When your students ask you questions, please, I implore you, answer them.  I was in the middle of a lesson on Magna Carta when my students began asking me about the history of the Roman Catholic Church, prompted by learning that the Pope cancelled all masses in England for eight years because of King John.  I didn’t finish my lesson, but I fed my students’ curiosity.  Pausing my lesson and keeping them interested is worth so much more than checking off a lesson on my “to-teach” list.

Embrace the mess:  My classroom always looks like an explosion occurred inside.  When I pass back student work, the students joke about how many pens I must have used because I write so much on their papers.  I encourage my students to cross out on their tests and quizzes when they come up with a new thought (they hate the mess it makes on their papers and don’t understand why I like this!)  Masallam said that learning is messy, and he couldn’t be more right.  In order to learn and grow you have to be able to experiment, create and make mistakes.  Though my students are very uncomfortable with mistakes, as evidenced by their anger at my forcing them to write in ink and cross out when they want to make changes, it is my goal to encourage them to grow by trying and sometimes failing.  I model this as much as possible myself.  I always tell them when I’m trying something new in a lesson and at the end I ask for their feedback.  By mid-year they’re comfortable being honest about what was good during my class and where I can improve.  By helping me, they’re also seeing an example of someone who takes risks for the sake of learning and is okay with making mistakes.
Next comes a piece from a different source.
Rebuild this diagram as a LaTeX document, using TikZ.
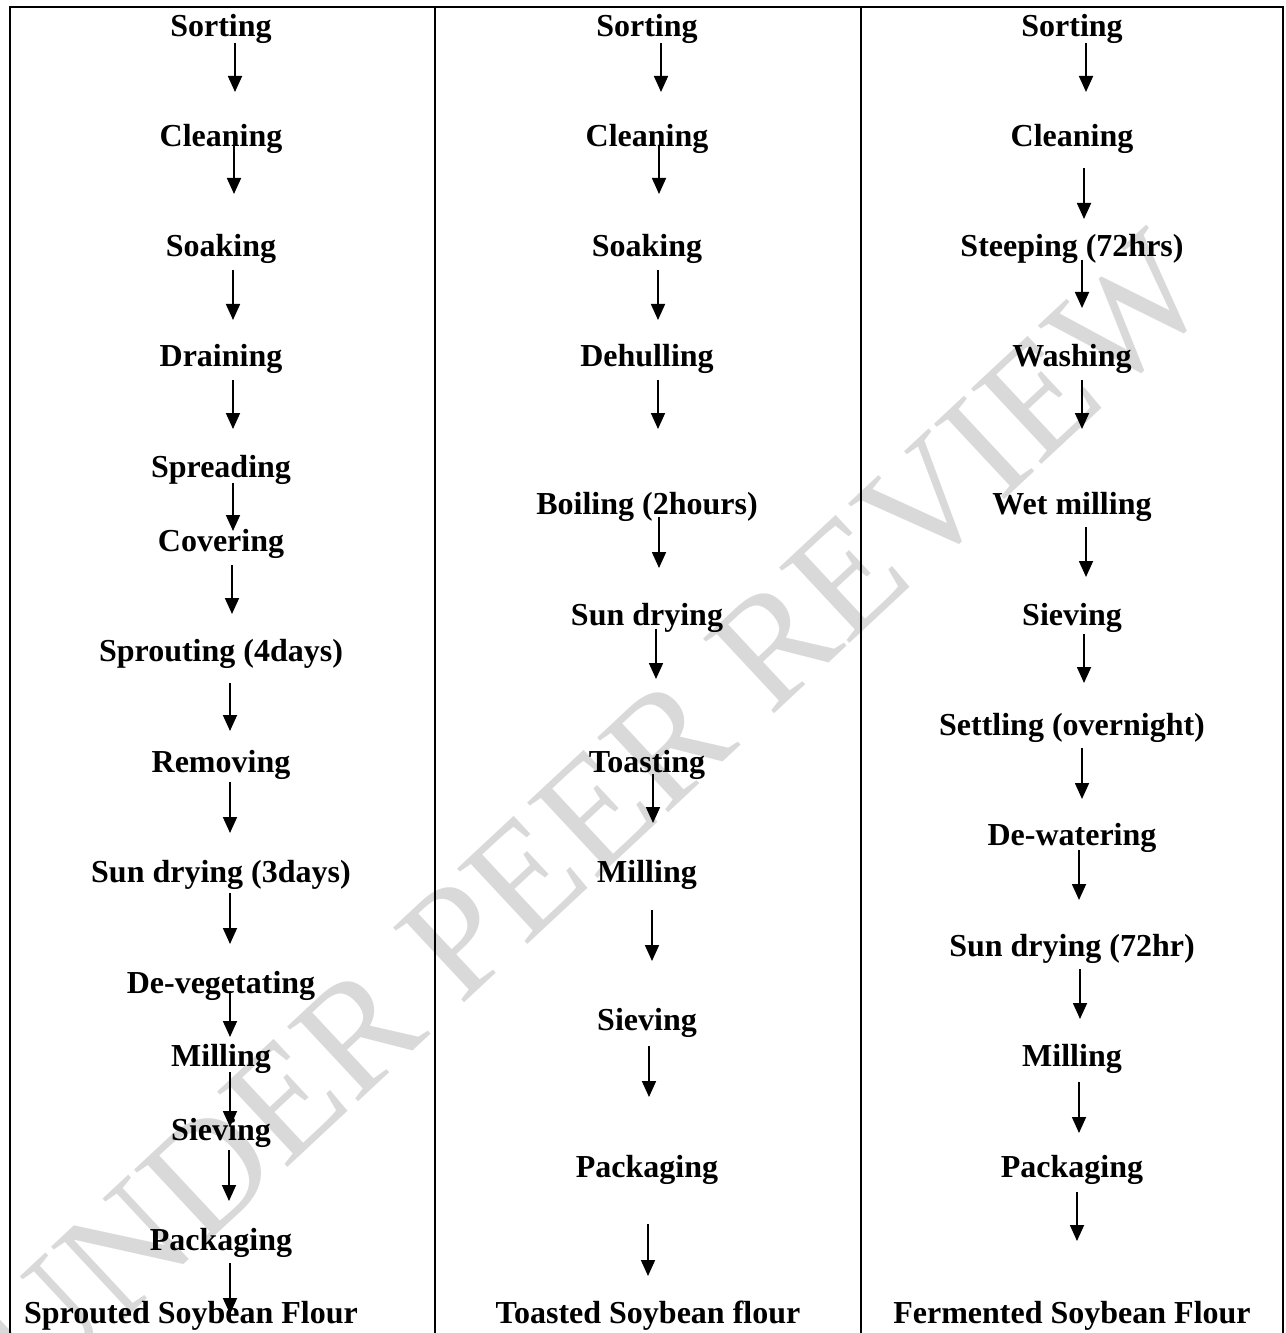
\documentclass[tikz,border=0pt]{standalone}
\usepackage{fontspec}
\setmainfont{Liberation Serif}
\usetikzlibrary{arrows.meta}
\begin{document}
\begin{tikzpicture}[x=0.75pt,y=-0.75pt,
  stage/.style={font=\bfseries\fontsize{24}{28}\selectfont, anchor=base, inner sep=0pt},
  flow/.style={line width=1.3pt, -{Triangle[length=12pt,width=10.5pt]}},
  frame/.style={line width=1.5pt},
  wmark/.style={text=black!15, font=\fontsize{118}{118}\selectfont, rotate=43, inner sep=0pt}]
\fill[white] (0,0) rectangle (1285,1333);
\useasboundingbox (0,0) rectangle (1285,1333);
% watermark
\node[wmark] (wm) at (592,815) {UNDER PEER REVIEW};
% frame
\draw[frame] (10,1333) -- (10,7) -- (1283,7) -- (1283,1333);
\draw[frame] (435,7) -- (435,1333);
\draw[frame] (861,7) -- (861,1333);
% column 1
\node[stage] (a1) at (221,37) {Sorting};
\node[stage] (a2) at (221,147) {Cleaning};
\node[stage] (a3) at (221,257) {Soaking};
\node[stage] (a4) at (221,367) {Draining};
\node[stage] (a5) at (221,477) {Spreading};
\node[stage] (a6) at (221,551) {Covering};
\node[stage] (a7) at (221,661) {Sprouting (4days)};
\node[stage] (a8) at (221,772) {Removing};
\node[stage] (a9) at (221,882) {Sun drying (3days)};
\node[stage] (a10) at (221,993) {De-vegetating};
\node[stage] (a11) at (221,1066) {Milling};
\node[stage] (a12) at (221,1140) {Sieving};
\node[stage] (a13) at (221,1250) {Packaging};
\node[stage] (a14) at (191,1323) {Sprouted Soybean Flour};
% column 2
\node[stage] (b1) at (647,37) {Sorting};
\node[stage] (b2) at (647,147) {Cleaning};
\node[stage] (b3) at (647,257) {Soaking};
\node[stage] (b4) at (647,367) {Dehulling};
\node[stage] (b5) at (647,514) {Boiling (2hours)};
\node[stage] (b6) at (647,625) {Sun drying};
\node[stage] (b7) at (647,772) {Toasting};
\node[stage] (b8) at (647,882) {Milling};
\node[stage] (b9) at (647,1030) {Sieving};
\node[stage] (b10) at (647,1177) {Packaging};
\node[stage] (b11) at (648,1323) {Toasted Soybean flour};
% column 3
\node[stage] (c1) at (1072,37) {Sorting};
\node[stage] (c2) at (1072,147) {Cleaning};
\node[stage] (c3) at (1072,257) {Steeping (72hrs)};
\node[stage] (c4) at (1072,367) {Washing};
\node[stage] (c5) at (1072,514) {Wet milling};
\node[stage] (c6) at (1072,625) {Sieving};
\node[stage] (c7) at (1072,735) {Settling (overnight)};
\node[stage] (c8) at (1072,845) {De-watering};
\node[stage] (c9) at (1072,956) {Sun drying (72hr)};
\node[stage] (c10) at (1072,1066) {Milling};
\node[stage] (c11) at (1072,1177) {Packaging};
\node[stage] (c12) at (1072,1323) {Fermented Soybean Flour};
% arrows
\foreach \n/\x/\ya/\yb in {
  ar1/235/43/92, ar2/234/146/194, ar3/233/270/320, ar4/233/380/429,
  ar5/233/483/531, ar6/232/565/614, ar7/230/683/731, ar8/230/782/833,
  ar9/230/893/944, ar10/230/991/1037, ar11/230/1072/1127, ar12/229/1150/1201,
  ar13/230/1263/1314,
  br1/661/43/92, br2/659/146/194, br3/658/270/320, br4/658/380/429,
  br5/659/517/568, br6/656/629/679, br7/653/774/823, br8/652/910/961,
  br9/649/1046/1097, br10/648/1224/1276,
  cr1/1086/43/92, cr2/1084/168/219, cr3/1082/260/308, cr4/1082/380/429,
  cr5/1086/527/577, cr6/1084/634/683, cr7/1082/748/799, cr8/1079/850/900,
  cr9/1080/969/1019, cr10/1079/1082/1133, cr11/1077/1192/1241}{
  \coordinate (\n-s) at (\x,\ya);
  \coordinate (\n-e) at (\x,\yb);
  \draw[flow] (\n-s) -- (\n-e);
}
\end{tikzpicture}
\end{document}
Practice reflection: Thinking about our teaching is the only way to make it better.  After every lesson, I write on Post-Its about what I liked and what I didn’t like about that lesson.  Sometimes I do this for an entire unit.  Then I take the Post-It and stick it to that lesson so that when I come to it the following year, I remember my thoughts and can improve.  Reflection also keeps us from getting bored and becoming stagnant.  I can’t imagine anything worse than an endless cycle of the same lessons year after year.  It would be like in that movie Groundhog Day, but the cycle never ends.  Reflection is our redemption from monotony.

Following Masallam’s rules is not only good for our students, but it is good for us.  The better we are at our craft, the more our students will learn and will want to learn from us.  Remember always: teaching is an art.  It is refined by good practice and the more we practice to improve, the more our audience will get from it.